The correct way to deal with it is to realise that if you need some settings that can be accessed/changed from many different classes then the design of your app is severely lacking. However, this doesn't necessarily that you need a more complex/sophisticated 'design'. ie. if you stick to TDD this situation is highly unlikely.
Hopefully this will stem the tide of questions on Stack Overflow about different Objective-c singleton implementations.
The correct way to deal with this is to realize you have a problem? I think the above comment is willing to admit a problem and is asking for a solution. What does TDD have to do with it?
I'm also interested in hearing what is considered the best practice for things like passing around config options, an eventloop, or message bus.
The solution is essentially to take a hard look at your design and see why you have to pass around config options, event loops, or message buses to begin with. The need to access global state is a code smell.
When you DO need global state, then a singleton object is a reasonable way to achieve it. But chances are fairly high that you don't.
You can look for days, and if you don't know any of the alternatives, none will pop out.
As I'm not in the mobile sphere, I wouldn't know how to avoid a singleton for an app that is constrained by speed and space requirements. I've already shown an example above, what's your solution in this environment, with the constraints of the questioner?
> if you need some settings that can be accessed/changed from many different classes then the design of your app is severely lacking.
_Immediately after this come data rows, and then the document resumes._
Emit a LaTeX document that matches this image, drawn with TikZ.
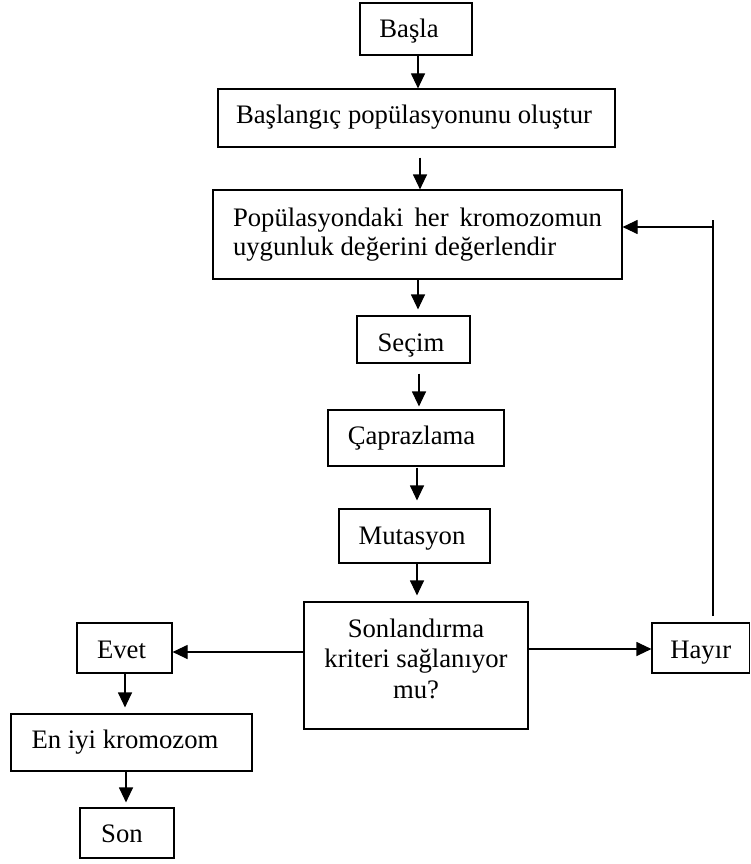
\documentclass[tikz,border=0pt]{standalone}
\usepackage{fontspec}
\setmainfont{Liberation Serif}
\usetikzlibrary{arrows.meta}
\newcommand{\lsh}[1]{\hspace*{#1}}
\begin{document}
\begin{tikzpicture}[x=1pt,y=-1pt,
  box/.style={draw, line width=1.15pt, inner sep=0pt, align=center,
    font=\fontsize{26.7}{30.5}\selectfont},
  arr/.style={-{Triangle[length=15pt,width=14pt]}, line width=1.15pt},
  plain/.style={line width=1.15pt}]
\useasboundingbox (0,0) rectangle (750,864);
\fill[white] (0,0) rectangle (750,864);
\node[box, minimum width=112pt, minimum height=52pt, text height=25pt, text depth=7pt] (basla) at (416,29) {Başla\lsh{14pt}};
\node[box, minimum width=397pt, minimum height=58pt, text height=19pt, text depth=7pt] (init) at (416.5,118) {Başlangıç popülasyonunu oluştur\lsh{5pt}};
\node[box, minimum width=409pt, minimum height=89pt, text width=369pt, align=justify, text height=18pt, text depth=35pt, font=\fontsize{26.7}{29}\selectfont] (eval) at (417.5,234.5) {\hyphenpenalty=10000 Popülasyondaki her kromozomun uygunluk değerini değerlendir};
\node[box, minimum width=113pt, minimum height=47pt, text height=30pt, text depth=7pt] (secim) at (413.5,339.5) {Seçim\lsh{5pt}};
\node[box, minimum width=176pt, minimum height=56pt, text height=19pt, text depth=7pt] (capr) at (416,438) {Çaprazlama\lsh{9pt}};
\node[box, minimum width=151pt, minimum height=54pt, text height=23pt, text depth=7pt] (mut) at (414.5,536) {Mutasyon\lsh{5pt}};
\node[box, minimum width=224pt, minimum height=127pt, text depth=14.2pt] (sonl) at (416,665.5) {Sonlandırma\\kriteri sağlanıyor\\mu?};
\node[box, minimum width=95pt, minimum height=50pt, text height=27pt, text depth=7pt] (evet) at (124.5,648) {Evet\lsh{6pt}};
\node[box, minimum width=97.5pt, minimum height=50pt, text height=27pt, text depth=7pt] (hayir) at (700.75,648) {Hayır};
\node[box, minimum width=241pt, minimum height=57pt, text height=18pt, text depth=7pt] (best) at (131.5,742.5) {En iyi kromozom\lsh{13pt}};
\node[box, minimum width=94pt, minimum height=50pt, text height=25pt, text depth=7pt] (son) at (127,833) {Son\lsh{10pt}};
\coordinate (fbbot) at (713,616);
\coordinate (fbtop) at (713,220);
\coordinate (fbturn) at (713,227);
% connectors
\draw[arr] ([xshift=2pt]basla.south) -- ([xshift=2pt]basla.south |- init.north);
\draw[arr, shorten <=10pt] ([xshift=3.5pt]init.south) -- ([xshift=3.5pt]init.south |- eval.north);
\draw[arr, shorten >=6pt] ([xshift=0.5pt]eval.south) -- ([xshift=0.5pt]eval.south |- secim.north);
\draw[arr, shorten <=10pt, shorten >=3pt] ([xshift=5.5pt]secim.south) -- ([xshift=5.5pt]secim.south |- capr.north);
\draw[arr, shorten <=1pt, shorten >=8pt] ([xshift=1pt]capr.south) -- ([xshift=1pt]capr.south |- mut.north);
\draw[arr, shorten >=6pt] ([xshift=2.5pt]mut.south) -- ([xshift=2.5pt]mut.south |- sonl.north);
\draw[arr] ([yshift=13.5pt]sonl.west) -- ([yshift=13.5pt]sonl.west -| evet.east);
\draw[arr] ([yshift=16.5pt]sonl.east) -- ([yshift=16.5pt]sonl.east -| hayir.west);
\draw[plain] (fbbot) -- (fbtop);
\draw[arr] (fbturn) -- (fbturn -| eval.east);
\draw[arr, shorten >=6pt] ([xshift=0.5pt]evet.south) -- ([xshift=0.5pt]evet.south |- best.north);
\draw[arr, shorten >=5pt] ([xshift=-5.5pt]best.south) -- ([xshift=-5.5pt]best.south |- son.north);
\end{tikzpicture}
\end{document}
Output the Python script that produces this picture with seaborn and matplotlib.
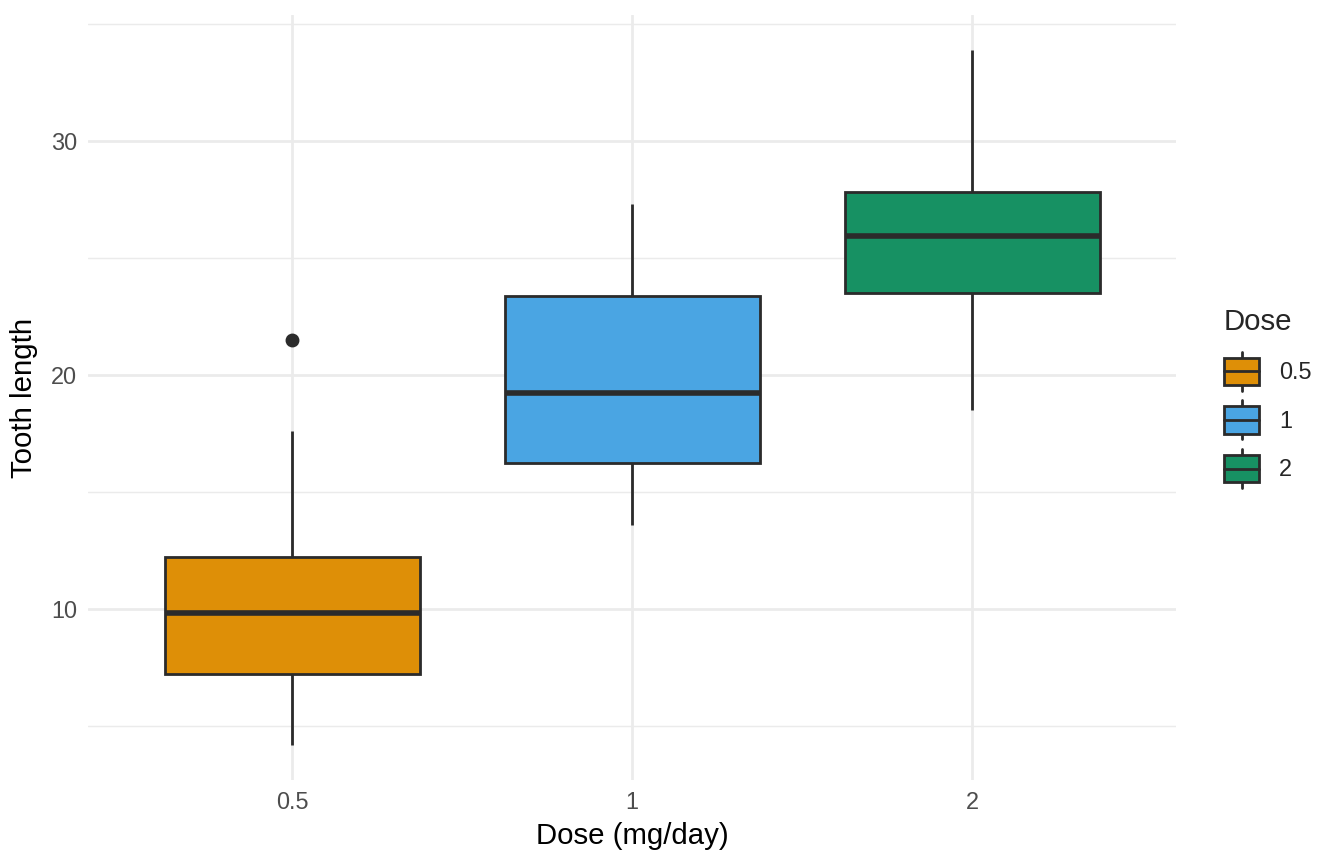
import pandas as pd
import seaborn as sns
import matplotlib.pyplot as plt
from matplotlib.patches import Rectangle, Patch
from matplotlib.lines import Line2D
from matplotlib.legend_handler import HandlerBase

# ToothGrowth: tooth length per dose (mg/day)
dose_levels = ["0.5", "1", "2"]
len_05 = [4.2, 11.5, 7.3, 5.8, 6.4, 10.0, 11.2, 11.2, 5.2, 7.0,
          15.2, 21.5, 17.6, 9.7, 14.5, 10.0, 8.2, 9.4, 16.5, 9.7]
len_1 = [16.5, 16.5, 15.2, 17.3, 22.5, 17.3, 13.6, 14.5, 18.8, 15.5,
         19.7, 23.3, 23.6, 26.4, 20.0, 25.2, 25.8, 21.2, 14.5, 27.3]
len_2 = [23.6, 18.5, 33.9, 25.5, 26.4, 32.5, 26.7, 21.5, 23.3, 29.5,
         25.5, 26.4, 22.4, 24.5, 24.8, 30.9, 26.4, 27.3, 29.4, 23.0]
colors = ["#DE8F07", "#4AA5E3", "#179163"]

df = pd.DataFrame({
    "dose": ["0.5"] * len(len_05) + ["1"] * len(len_1) + ["2"] * len(len_2),
    "len": len_05 + len_1 + len_2,
})

EDGE = "#2b2b2b"
GRID = "#EBEBEB"

sns.set_theme(style="white")
plt.rcParams["font.family"] = ["Liberation Sans", "DejaVu Sans"]

fig = plt.figure(figsize=(7, 4.5), dpi=192)
ax = fig.add_axes([88 / 1344, 1 - 780 / 864, (1176 - 88) / 1344, (780 - 15) / 864])

sns.boxplot(data=df, x="dose", y="len", hue="dose", order=dose_levels,
            hue_order=dose_levels, palette=colors, saturation=1, width=0.75,
            linewidth=1.05, linecolor=EDGE, showcaps=False, legend=False, ax=ax,
            medianprops=dict(linewidth=2.1, color=EDGE),
            flierprops=dict(marker="o", markersize=4.2, markerfacecolor=EDGE,
                            markeredgecolor=EDGE))

ax.set_xlim(-0.6, 2.6)
ax.set_ylim(2.715, 35.385)
ax.set_yticks([10, 20, 30])
ax.set_yticks([5, 15, 25, 35], minor=True)
ax.grid(True, which="major", color=GRID, linewidth=1.05, zorder=0)
ax.grid(True, which="minor", axis="y", color=GRID, linewidth=0.55, zorder=0)
ax.set_axisbelow(True)
for s in ax.spines.values():
    s.set_visible(False)
ax.tick_params(which="both", length=0, labelsize=8.8, labelcolor="#4D4D4D", pad=4)
ax.set_xlabel("Dose (mg/day)", fontsize=11, color="black", labelpad=3)
ax.set_ylabel("Tooth length", fontsize=11, color="black", labelpad=5)


class HandlerBox(HandlerBase):
    def create_artists(self, legend, orig_handle, xdescent, ydescent, width,
                       height, fontsize, trans):
        cx = width / 2 - xdescent
        y0 = -ydescent
        whisk = Line2D([cx, cx], [y0 - height * 0.22, y0 + height * 1.22],
                       color=EDGE, linewidth=1.05, transform=trans)
        box = Rectangle((-xdescent, y0), width, height,
                        facecolor=orig_handle.get_facecolor(), edgecolor=EDGE,
                        linewidth=1.05, transform=trans)
        med = Line2D([-xdescent, width - xdescent], [y0 + height / 2] * 2,
                     color=EDGE, linewidth=1.05, transform=trans)
        return [whisk, box, med]


handles = [Patch(facecolor=c) for c in colors]
leg = fig.legend(handles, dose_levels, title="Dose", loc="upper left",
                 bbox_to_anchor=(1203 / 1344, 1 - 287 / 864), frameon=False,
                 handler_map={Patch: HandlerBox()}, fontsize=8.8,
                 title_fontsize=11, handlelength=1.5, handleheight=1.4,
                 labelspacing=0.92, handletextpad=0.85, alignment="left")

fig.savefig("out.png", dpi=192)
If he's making a game, this is completely acceptable design. Games programming is wildly different from application or server programming. Also, strict TDD is much, much less useful in games programming than anywhere else. Writing unit tests for central data structures and algorithms is useful, of course, but the majority of modules/classes/objects are so small, uncritical, and change completely so often that it's not worth bothering.
Hopefully this will stem the tide of questions on Stack Overflow about different Objective-c singleton implementations.